Repeat the listing below word for word, stopping after the line that contains "import plotly.graph_objects as go".

====================

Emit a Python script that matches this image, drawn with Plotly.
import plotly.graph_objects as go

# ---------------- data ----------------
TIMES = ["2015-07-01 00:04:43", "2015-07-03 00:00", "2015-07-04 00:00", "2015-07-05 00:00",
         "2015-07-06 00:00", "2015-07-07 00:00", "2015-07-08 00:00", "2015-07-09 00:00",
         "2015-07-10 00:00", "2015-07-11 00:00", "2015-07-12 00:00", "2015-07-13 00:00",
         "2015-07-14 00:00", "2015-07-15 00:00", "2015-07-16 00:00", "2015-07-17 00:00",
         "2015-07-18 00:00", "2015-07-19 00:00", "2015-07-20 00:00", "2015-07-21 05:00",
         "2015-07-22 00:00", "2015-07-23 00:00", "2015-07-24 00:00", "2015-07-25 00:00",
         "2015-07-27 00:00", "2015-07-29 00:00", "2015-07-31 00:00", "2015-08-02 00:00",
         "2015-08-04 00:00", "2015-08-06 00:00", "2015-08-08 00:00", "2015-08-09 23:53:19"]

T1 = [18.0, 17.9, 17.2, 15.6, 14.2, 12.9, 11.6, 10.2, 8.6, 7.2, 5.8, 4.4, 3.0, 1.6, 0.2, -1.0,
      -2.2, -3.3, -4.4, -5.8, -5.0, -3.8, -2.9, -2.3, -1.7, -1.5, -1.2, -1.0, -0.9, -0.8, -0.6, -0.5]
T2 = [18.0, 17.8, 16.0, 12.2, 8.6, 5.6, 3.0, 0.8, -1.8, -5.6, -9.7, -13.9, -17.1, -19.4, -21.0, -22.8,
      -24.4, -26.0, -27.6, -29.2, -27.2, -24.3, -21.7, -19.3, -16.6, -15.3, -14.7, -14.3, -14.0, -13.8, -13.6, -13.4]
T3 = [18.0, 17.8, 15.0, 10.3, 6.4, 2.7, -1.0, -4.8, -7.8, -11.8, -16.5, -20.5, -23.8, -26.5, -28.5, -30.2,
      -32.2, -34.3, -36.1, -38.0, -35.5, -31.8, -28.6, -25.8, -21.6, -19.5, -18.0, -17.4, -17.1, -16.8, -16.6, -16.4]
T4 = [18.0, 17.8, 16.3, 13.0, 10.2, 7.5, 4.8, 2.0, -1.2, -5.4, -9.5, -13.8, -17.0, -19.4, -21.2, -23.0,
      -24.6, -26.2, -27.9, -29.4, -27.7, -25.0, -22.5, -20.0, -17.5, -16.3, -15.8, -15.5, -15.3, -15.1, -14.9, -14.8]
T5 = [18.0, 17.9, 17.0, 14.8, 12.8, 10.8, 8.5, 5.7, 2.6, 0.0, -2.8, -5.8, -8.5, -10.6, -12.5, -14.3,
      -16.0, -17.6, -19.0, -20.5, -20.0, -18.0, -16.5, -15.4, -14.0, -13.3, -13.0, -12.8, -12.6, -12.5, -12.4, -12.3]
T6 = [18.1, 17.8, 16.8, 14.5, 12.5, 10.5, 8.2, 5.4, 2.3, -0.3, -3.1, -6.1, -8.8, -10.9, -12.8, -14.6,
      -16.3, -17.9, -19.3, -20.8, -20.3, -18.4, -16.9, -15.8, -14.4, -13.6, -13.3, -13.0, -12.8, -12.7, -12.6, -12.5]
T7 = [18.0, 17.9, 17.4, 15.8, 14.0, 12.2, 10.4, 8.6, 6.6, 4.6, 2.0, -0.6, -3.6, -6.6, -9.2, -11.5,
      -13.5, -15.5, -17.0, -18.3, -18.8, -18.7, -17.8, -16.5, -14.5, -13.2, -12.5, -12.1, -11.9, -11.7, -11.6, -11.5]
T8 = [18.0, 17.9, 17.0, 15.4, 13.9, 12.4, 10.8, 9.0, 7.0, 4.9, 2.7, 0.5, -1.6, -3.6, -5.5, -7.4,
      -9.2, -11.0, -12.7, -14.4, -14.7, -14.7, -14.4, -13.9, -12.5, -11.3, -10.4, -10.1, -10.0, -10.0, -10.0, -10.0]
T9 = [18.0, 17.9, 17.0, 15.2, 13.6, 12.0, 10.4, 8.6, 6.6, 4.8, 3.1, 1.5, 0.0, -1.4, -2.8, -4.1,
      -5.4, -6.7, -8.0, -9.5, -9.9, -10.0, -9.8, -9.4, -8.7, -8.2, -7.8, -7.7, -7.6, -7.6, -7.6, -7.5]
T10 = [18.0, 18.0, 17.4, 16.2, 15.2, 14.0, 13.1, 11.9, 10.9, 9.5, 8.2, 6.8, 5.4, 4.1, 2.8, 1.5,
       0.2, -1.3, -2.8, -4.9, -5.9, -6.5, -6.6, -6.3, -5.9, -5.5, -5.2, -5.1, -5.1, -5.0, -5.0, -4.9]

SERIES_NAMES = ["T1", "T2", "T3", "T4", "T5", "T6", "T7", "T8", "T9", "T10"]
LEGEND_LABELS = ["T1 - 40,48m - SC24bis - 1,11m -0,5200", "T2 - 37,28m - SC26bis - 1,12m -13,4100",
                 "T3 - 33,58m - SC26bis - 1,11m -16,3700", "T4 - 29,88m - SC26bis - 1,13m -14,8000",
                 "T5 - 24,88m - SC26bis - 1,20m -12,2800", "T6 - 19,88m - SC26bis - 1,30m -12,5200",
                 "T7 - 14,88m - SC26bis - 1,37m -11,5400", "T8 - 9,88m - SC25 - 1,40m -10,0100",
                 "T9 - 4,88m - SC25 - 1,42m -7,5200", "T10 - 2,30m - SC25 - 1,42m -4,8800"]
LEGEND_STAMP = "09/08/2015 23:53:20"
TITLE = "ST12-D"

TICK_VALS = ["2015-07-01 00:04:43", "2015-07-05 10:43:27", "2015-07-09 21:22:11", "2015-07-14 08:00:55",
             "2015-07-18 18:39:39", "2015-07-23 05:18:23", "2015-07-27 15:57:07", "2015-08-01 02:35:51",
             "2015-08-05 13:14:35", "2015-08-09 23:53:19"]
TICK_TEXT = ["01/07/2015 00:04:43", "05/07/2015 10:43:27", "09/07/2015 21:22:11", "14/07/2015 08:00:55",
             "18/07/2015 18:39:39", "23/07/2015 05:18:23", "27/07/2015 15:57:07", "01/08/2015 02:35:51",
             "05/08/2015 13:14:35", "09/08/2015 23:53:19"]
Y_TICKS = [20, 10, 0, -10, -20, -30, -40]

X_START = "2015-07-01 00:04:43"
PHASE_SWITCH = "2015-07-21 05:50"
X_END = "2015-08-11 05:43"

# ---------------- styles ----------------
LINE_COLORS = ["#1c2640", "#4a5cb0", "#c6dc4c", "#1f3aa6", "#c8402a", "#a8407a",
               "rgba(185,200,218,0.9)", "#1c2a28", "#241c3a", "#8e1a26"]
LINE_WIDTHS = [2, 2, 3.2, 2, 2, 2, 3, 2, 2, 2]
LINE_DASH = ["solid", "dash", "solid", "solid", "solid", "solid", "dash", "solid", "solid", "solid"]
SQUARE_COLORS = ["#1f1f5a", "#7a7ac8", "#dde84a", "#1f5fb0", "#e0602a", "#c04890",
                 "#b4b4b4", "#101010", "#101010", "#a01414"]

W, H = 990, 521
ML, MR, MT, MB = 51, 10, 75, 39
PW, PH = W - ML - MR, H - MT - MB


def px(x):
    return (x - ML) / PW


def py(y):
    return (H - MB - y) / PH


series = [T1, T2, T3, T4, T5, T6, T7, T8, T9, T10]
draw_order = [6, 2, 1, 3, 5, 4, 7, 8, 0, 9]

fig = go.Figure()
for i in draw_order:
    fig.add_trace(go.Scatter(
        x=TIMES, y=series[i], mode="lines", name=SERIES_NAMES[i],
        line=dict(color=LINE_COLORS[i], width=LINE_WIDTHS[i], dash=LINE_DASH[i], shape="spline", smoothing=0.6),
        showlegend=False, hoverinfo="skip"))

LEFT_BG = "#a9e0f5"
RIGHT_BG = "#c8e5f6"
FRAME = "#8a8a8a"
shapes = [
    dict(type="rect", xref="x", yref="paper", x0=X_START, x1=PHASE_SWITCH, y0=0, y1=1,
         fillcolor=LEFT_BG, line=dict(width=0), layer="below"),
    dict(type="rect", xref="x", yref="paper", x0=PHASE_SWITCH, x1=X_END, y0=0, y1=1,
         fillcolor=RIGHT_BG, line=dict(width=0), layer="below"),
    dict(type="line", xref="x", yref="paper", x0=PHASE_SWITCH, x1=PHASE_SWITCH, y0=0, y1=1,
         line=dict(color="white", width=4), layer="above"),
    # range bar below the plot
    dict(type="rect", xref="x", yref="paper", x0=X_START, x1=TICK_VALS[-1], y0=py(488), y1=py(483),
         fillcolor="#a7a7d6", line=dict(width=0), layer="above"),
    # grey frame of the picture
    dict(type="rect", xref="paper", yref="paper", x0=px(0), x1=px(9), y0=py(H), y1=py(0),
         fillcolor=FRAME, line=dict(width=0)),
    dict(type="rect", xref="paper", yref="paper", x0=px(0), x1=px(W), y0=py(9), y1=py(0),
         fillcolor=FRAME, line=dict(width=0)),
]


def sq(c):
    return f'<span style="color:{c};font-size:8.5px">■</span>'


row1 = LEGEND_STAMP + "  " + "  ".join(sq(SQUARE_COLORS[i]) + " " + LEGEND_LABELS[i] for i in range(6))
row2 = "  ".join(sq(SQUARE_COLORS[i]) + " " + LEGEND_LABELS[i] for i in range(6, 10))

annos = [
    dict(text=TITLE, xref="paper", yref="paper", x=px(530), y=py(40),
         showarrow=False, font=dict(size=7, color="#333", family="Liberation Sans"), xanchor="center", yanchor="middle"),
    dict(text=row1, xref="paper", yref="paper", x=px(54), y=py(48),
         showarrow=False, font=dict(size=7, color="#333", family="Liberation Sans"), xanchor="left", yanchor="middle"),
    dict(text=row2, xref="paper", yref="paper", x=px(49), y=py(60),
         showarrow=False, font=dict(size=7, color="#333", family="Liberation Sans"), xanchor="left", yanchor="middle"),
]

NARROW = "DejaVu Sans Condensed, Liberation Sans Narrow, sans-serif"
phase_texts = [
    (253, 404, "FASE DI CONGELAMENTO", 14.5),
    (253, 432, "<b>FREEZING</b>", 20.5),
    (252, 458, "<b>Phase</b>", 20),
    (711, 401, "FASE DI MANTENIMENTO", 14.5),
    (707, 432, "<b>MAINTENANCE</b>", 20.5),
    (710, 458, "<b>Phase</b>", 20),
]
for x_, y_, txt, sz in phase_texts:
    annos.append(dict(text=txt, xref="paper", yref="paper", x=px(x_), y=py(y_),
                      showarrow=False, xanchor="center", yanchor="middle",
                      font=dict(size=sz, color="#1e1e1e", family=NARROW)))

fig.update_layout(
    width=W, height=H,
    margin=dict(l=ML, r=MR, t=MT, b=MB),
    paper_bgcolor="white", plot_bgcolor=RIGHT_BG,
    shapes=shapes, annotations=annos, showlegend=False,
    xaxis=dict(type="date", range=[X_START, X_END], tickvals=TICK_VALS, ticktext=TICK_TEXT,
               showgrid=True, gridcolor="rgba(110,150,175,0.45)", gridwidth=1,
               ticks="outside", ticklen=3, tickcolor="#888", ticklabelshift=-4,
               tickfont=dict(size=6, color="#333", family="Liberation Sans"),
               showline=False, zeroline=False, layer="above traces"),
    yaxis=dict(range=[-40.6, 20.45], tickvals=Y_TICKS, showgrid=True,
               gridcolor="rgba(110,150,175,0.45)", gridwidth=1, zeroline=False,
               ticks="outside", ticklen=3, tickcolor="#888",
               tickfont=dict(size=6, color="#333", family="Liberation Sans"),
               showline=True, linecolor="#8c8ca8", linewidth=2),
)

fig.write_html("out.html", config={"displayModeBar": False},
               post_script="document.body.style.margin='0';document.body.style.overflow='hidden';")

====================

#### Answer to this problem
Emit a Python script that matches this image, drawn with Plotly.
import plotly.graph_objects as go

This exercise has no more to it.